_TASK DIRECTIONS_
Wherever the word "this" shows up in a line, please copy that line.
── SUPPLIED MATERIAL ──
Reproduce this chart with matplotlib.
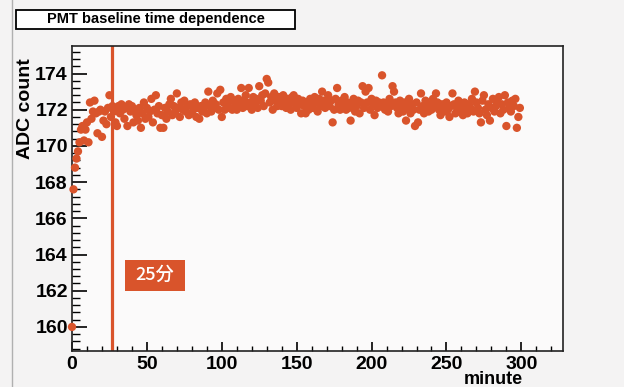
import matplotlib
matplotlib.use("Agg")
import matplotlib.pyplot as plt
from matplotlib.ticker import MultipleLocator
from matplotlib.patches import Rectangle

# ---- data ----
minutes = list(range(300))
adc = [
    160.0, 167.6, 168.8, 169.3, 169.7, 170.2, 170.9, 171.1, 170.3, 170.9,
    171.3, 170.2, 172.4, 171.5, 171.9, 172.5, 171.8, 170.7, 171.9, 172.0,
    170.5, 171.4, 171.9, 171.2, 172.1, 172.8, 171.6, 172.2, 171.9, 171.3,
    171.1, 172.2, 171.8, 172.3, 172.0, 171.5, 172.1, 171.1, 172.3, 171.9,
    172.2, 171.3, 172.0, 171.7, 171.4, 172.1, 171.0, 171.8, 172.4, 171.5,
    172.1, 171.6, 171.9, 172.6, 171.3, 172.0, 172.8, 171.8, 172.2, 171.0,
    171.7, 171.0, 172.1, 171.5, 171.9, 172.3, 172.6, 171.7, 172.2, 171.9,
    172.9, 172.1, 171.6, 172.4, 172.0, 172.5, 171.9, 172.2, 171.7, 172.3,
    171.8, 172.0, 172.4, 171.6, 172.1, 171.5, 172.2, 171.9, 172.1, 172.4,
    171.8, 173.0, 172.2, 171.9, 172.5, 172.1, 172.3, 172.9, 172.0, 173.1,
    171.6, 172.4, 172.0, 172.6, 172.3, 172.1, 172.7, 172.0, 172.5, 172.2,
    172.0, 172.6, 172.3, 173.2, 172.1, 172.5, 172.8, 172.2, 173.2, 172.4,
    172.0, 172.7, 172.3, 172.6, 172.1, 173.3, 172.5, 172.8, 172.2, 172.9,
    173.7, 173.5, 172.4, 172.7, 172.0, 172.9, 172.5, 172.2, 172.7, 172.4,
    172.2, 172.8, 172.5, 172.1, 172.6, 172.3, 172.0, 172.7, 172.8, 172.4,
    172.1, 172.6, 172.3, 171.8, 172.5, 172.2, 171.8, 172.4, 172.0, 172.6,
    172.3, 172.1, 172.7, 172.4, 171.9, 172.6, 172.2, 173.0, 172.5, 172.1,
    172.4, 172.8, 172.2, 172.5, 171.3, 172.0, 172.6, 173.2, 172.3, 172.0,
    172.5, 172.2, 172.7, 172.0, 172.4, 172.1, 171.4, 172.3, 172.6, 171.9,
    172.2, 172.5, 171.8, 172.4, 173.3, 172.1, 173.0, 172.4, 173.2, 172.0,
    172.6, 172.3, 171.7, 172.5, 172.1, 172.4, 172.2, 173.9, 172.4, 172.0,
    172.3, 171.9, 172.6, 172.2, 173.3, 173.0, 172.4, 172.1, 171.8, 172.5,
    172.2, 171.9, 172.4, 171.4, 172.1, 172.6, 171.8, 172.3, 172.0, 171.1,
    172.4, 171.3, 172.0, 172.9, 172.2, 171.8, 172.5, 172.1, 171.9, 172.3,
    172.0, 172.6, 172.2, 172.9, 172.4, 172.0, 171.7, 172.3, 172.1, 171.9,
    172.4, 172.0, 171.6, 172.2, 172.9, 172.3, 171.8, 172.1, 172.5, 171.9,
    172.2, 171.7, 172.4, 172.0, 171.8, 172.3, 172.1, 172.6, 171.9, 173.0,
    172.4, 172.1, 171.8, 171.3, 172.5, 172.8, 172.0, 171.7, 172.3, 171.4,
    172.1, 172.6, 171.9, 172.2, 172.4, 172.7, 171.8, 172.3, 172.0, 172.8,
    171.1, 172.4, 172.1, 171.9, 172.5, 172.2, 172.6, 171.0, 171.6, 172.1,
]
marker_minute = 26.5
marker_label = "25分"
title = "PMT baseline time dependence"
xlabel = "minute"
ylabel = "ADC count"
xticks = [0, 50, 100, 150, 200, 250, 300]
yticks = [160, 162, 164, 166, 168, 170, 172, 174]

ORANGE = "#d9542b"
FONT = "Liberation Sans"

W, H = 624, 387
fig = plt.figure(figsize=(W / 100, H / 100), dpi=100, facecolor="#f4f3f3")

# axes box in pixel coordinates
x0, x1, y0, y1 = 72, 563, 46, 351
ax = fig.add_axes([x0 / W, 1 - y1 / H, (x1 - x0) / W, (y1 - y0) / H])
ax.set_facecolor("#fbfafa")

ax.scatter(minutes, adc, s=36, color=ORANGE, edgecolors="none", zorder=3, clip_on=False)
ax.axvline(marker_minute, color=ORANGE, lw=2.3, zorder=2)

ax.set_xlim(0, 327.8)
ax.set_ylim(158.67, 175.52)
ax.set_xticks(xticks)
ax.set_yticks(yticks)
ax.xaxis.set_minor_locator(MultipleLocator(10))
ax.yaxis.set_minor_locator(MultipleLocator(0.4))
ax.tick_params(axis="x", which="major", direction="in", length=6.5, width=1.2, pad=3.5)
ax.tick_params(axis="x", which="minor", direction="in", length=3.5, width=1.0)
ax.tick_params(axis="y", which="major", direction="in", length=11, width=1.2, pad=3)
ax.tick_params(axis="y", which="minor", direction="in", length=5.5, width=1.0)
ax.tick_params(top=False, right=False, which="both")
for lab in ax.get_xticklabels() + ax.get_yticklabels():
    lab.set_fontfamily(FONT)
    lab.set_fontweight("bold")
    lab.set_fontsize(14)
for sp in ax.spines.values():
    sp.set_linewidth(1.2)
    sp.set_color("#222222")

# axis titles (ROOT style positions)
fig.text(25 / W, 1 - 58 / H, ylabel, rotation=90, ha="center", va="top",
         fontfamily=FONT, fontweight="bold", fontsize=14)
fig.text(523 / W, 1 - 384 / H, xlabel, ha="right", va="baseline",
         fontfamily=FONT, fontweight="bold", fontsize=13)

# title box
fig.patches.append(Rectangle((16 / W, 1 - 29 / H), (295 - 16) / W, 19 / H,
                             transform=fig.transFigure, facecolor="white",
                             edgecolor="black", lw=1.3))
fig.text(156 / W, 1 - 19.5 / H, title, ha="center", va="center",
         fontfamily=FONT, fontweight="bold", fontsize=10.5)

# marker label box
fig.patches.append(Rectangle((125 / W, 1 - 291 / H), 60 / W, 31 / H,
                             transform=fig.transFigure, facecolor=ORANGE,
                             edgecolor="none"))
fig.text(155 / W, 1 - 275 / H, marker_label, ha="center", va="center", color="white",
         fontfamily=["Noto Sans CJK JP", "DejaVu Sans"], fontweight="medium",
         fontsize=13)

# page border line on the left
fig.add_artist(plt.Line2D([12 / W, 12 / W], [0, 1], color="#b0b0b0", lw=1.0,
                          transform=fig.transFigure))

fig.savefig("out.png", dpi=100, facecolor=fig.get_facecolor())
───
── SUPPLIED MATERIAL ──
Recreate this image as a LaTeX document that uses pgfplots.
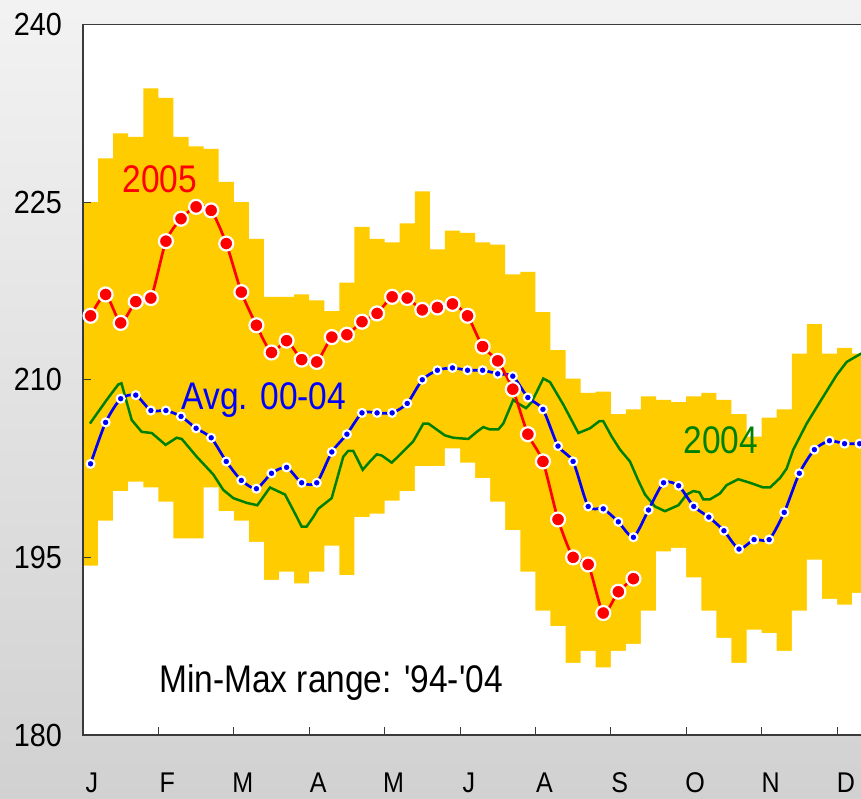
───
── SUPPLIED MATERIAL ──
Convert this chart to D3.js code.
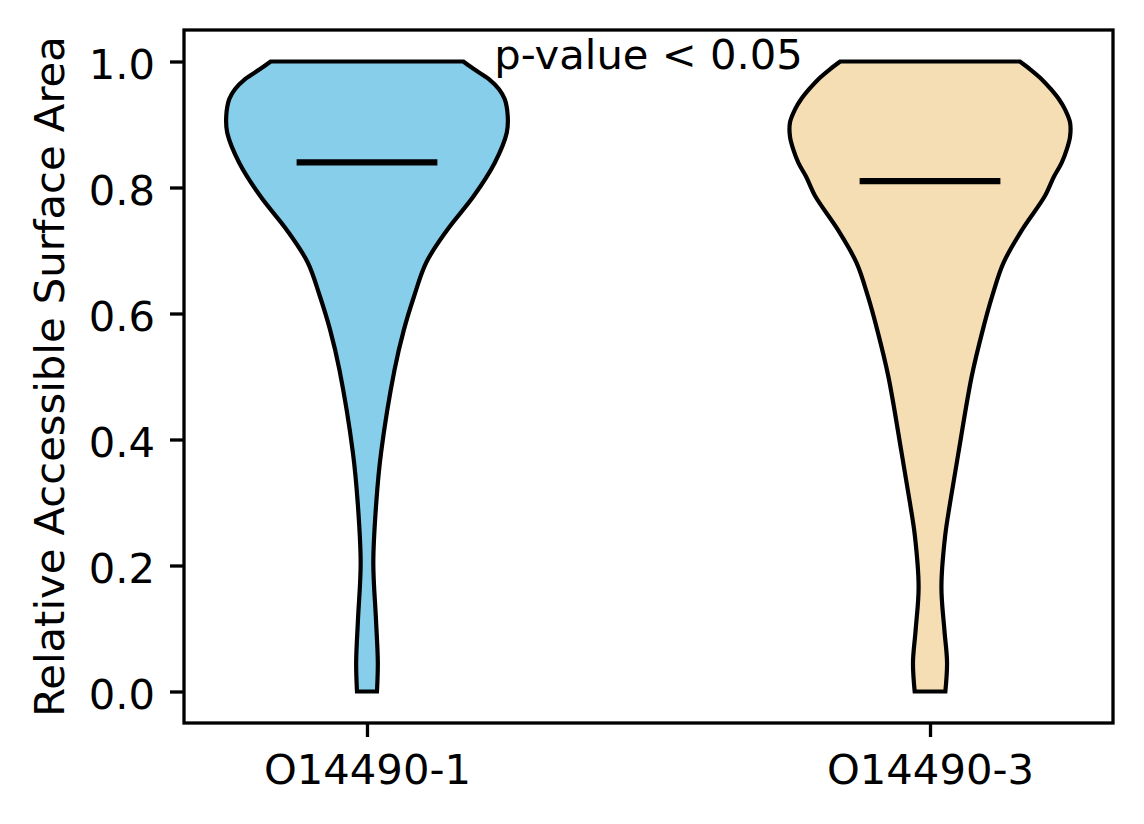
───
_FULL RESPONSE_
Reproduce this chart with matplotlib.
Recreate this image as a LaTeX document that uses pgfplots.
Convert this chart to D3.js code.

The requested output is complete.